Levine no es un ideólogo que esté a favor de los derechos de autor: reconoce que existen muchas buenas razones para reformarlos, incluido el hecho de que los plazos de los derechos de autor son demasiado largos y de que las sanciones financieras por su incumplimiento pueden ser demasiado elevadas. Pero afirma que el problema más importante hoy en día con los derechos de autor es que sus protecciones se han vuelto irreales en una época en la que las películas y la música, producidas tanto por artistas independientes como por los grandes estudios, están disponibles en sitios piratas incluso antes de que estrenen. Como es difícil hacer que se cumplan las leyes sobre los derechos de autor, los medios de comunicación tienen poco margen cuando negocian las condiciones financieras con los distribuidores. Y por eso, se ven casi obligadas a regalar su material. Eso es lo que ocurrió en el sector musical que, asustado por la proliferación de archivos compartidos pirateados en Napster, cerró un mal acuerdo con iTunes que permitió a Apple sustituir la venta de álbumes de 15 dólares por canciones de 99 centavos. "Incluso si siguen aumentando", escribe Levine, "esas ventas de canciones a 99 centavos no llegarán a compensar ni de lejos el correspondiente descenso en las ventas de CD". A pesar del aumento del público en Internet, las ventas de música grabada en Estados Unidos tenían un valor de 6.300 millones de dólares en 2009, menos de la mitad del valor que tenía una década antes.
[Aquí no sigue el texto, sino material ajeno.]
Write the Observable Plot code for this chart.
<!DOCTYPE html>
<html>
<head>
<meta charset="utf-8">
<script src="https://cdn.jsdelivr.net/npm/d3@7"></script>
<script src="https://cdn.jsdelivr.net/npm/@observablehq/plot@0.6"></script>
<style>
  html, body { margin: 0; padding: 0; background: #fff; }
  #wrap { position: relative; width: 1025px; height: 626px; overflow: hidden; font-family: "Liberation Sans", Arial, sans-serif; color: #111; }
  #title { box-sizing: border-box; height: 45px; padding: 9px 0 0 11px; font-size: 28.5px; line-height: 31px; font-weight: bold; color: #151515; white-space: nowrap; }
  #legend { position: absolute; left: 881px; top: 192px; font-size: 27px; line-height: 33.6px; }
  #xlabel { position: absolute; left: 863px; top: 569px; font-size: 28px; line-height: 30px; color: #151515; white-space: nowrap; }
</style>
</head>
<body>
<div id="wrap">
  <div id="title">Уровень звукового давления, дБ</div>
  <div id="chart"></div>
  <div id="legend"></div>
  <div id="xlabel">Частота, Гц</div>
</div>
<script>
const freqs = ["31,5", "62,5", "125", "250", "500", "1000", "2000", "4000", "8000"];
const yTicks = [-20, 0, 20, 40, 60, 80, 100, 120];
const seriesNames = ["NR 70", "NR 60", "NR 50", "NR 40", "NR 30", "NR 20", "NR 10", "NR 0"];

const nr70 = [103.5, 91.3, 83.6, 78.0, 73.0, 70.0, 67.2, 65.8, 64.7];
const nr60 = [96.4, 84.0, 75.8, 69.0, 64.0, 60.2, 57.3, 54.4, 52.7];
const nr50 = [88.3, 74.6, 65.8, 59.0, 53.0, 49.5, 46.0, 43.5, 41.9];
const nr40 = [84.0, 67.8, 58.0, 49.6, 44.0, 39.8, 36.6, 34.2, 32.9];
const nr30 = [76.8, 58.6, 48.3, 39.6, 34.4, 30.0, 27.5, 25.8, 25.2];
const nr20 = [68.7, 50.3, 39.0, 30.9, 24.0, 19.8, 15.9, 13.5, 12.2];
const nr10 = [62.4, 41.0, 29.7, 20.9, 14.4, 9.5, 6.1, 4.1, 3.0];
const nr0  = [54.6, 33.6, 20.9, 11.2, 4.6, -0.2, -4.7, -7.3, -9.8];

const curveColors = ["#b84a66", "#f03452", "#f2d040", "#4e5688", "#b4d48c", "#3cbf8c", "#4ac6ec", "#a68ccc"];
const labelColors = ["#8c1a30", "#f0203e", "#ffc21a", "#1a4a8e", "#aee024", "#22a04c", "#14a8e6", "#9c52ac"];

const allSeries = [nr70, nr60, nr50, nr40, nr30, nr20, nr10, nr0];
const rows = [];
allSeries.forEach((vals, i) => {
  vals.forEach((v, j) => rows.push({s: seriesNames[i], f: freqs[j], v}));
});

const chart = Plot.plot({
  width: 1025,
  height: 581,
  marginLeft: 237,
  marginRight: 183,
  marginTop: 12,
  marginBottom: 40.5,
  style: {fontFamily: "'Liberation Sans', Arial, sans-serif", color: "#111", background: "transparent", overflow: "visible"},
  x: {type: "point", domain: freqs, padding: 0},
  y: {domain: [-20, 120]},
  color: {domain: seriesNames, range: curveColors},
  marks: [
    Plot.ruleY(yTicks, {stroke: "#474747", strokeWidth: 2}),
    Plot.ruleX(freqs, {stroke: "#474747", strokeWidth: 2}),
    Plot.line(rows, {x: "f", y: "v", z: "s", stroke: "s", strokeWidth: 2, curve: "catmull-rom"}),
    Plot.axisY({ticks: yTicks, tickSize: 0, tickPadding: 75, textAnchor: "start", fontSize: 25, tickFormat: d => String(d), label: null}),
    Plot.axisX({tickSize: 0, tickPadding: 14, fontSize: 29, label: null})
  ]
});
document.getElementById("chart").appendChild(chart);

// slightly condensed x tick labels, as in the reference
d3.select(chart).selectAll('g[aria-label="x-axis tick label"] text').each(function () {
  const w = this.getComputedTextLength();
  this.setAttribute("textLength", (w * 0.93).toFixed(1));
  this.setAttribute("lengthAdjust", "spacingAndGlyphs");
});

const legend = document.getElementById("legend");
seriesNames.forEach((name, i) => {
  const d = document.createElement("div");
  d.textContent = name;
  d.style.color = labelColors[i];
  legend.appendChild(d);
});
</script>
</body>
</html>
Las empresas culturales más prósperas, afirma Levine, se han opuesto a las panaceas de las ansias de libertad de la información, y por el contrario han insistido en la antigua estrategia de vender algo por más de lo que han pagado por ello. Señala que The Wall Street Journal, The Financial Times y The New York Times cobran por el contenido, y que a algunos les ha parecido que el aumento de los ingresos procedentes de las suscripciones sin descuento ha compensado con creces el descenso del número de lectores digitales. Asimismo, los mejores programas de televisión, como Mad Men, son producidos por canales de cable como AMC que impiden que Hulu, una plataforma propiedad de las cadenas de televisión para distribuir televisión por Internet, tenga acceso a su contenido.
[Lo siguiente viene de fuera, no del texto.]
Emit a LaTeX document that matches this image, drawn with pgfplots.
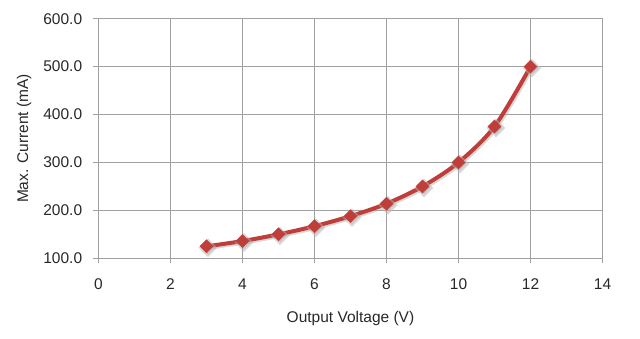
\documentclass[border=0pt]{standalone}
\usepackage{fontspec}
\setmainfont{Liberation Sans}
\usepackage{pgfplots}
\pgfplotsset{compat=1.18}
\definecolor{linered}{RGB}{192,62,58}
\definecolor{gridgray}{RGB}{160,160,160}
\definecolor{txt}{RGB}{40,40,40}
\begin{document}
\fontsize{15.5bp}{18bp}\selectfont
\begin{tikzpicture}
\path[use as bounding box] (-98.5bp,-80.7bp) rectangle (541.5bp,258.3bp);
\begin{axis}[
  at={(0,0)}, anchor=south west,
  scale only axis, width=504bp, height=239.6bp,
  xmin=0, xmax=14, ymin=100, ymax=600,
  xtick={0,2,...,14}, ytick={100,200,...,600},
  grid=major,
  grid style={gridgray, line width=0.8bp},
  axis line style={gridgray, line width=0.8bp},
  tick style={gridgray, line width=0.8bp},
  major tick length=5bp,
  tick align=outside,
  xtick pos=bottom, ytick pos=left,
  /pgf/number format/assume math mode=true,
  yticklabel={\pgfmathprintnumber[fixed,fixed zerofill,precision=1]{\tick}},
  ticklabel style={font=\fontsize{15.5bp}{18bp}\selectfont, text=txt},
  xticklabel style={yshift=-10bp},
  yticklabel style={xshift=-6bp},
  xlabel={Output Voltage (V)},
  ylabel={Max. Current (mA)},
  label style={font=\fontsize{15.5bp}{18bp}\selectfont, text=txt},
  xlabel style={at={([yshift=-60.5bp]axis description cs:0.5,0)}, anchor=center},
  ylabel style={at={([xshift=-74.5bp]axis description cs:0,0.5)}, anchor=center},
]
\addplot[smooth, black!30, opacity=0.5, line width=4bp, xshift=1.5bp, yshift=-1.5bp,
  mark=square*, mark size=4.6bp, mark options={rotate=45, fill=black!30, draw=none}]
  coordinates {(3,125) (4,136) (5,150) (6,167) (7,188) (8,214) (9,250) (10,300) (11,375) (12,500)};
\addplot[smooth, linered, line width=4bp,
  mark=square*, mark size=4.6bp, mark options={rotate=45, fill=linered, draw=linered, line width=0.5bp}]
  coordinates {(3,125) (4,136) (5,150) (6,167) (7,188) (8,214) (9,250) (10,300) (11,375) (12,500)};
\end{axis}
\end{tikzpicture}
\end{document}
Además de analizar "cómo los parásitos digitales están destruyendo el negocio de la cultura", Levine proporciona una visión de "cómo el negocio de la cultura puede contraatacar". Su modelo es Europa, que tiene una larga historia de apoyo al mundo de la cultura y que, adoptando una actitud más combativa contra la piratería, está tratando de ayudar a prosperar a las distribuidoras legales. Con este manifiesto bien documentado y elegantemente escrito, Levine se ha convertido en una de las principales voces de uno de los bandos del debate más acalorado y reñido sobre la ley y la tecnología. Naturalmente, el otro bando tiene sólidos argumentos. Aún no está claro lo eficaz que será una aplicación más enérgica de los derechos de autor a la hora de impedir la piratería. (Los detractores de los derechos de autor aseguran que si 40 millones de personas se niegan a obedecer una ley, la ley carece de importancia; Levine responde que se imponen 40 millones de multas al año por exceso de velocidad, y nadie afirma que las leyes de tráfico carecen de importancia).
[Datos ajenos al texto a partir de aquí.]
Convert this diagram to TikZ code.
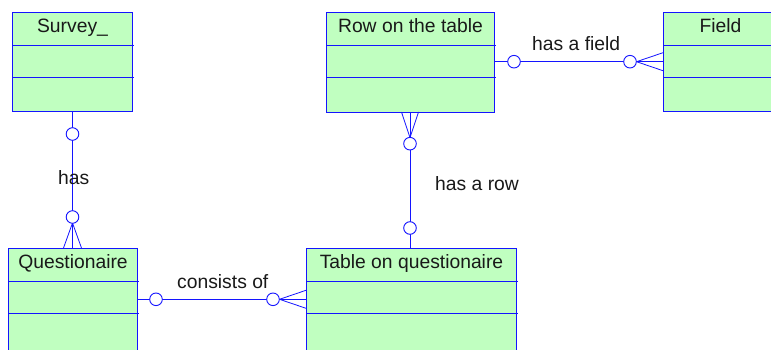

Queda por ver hasta qué punto se convencerá a los consumidores de que tienen que pagar por el contenido. Pero con independencia de cuál sea nuestra postura en las guerras del negocio de la cultura, cuesta oponerse a la conclusión de Levine de que el statu quo es mucho mejor para las empresas tecnológicas y los distribuidores que para los creadores y los productores culturales. Puede que ese statu quo beneficie a los consumidores a corto plazo, pero si continúa, sostiene Levine, internet se convertirá cada vez más en un desierto artístico dominado por aficionados; un mundo en el que la música, la televisión y el periodismo son prácticamente gratuitos, y en el que todos obtenemos lo que pagamos.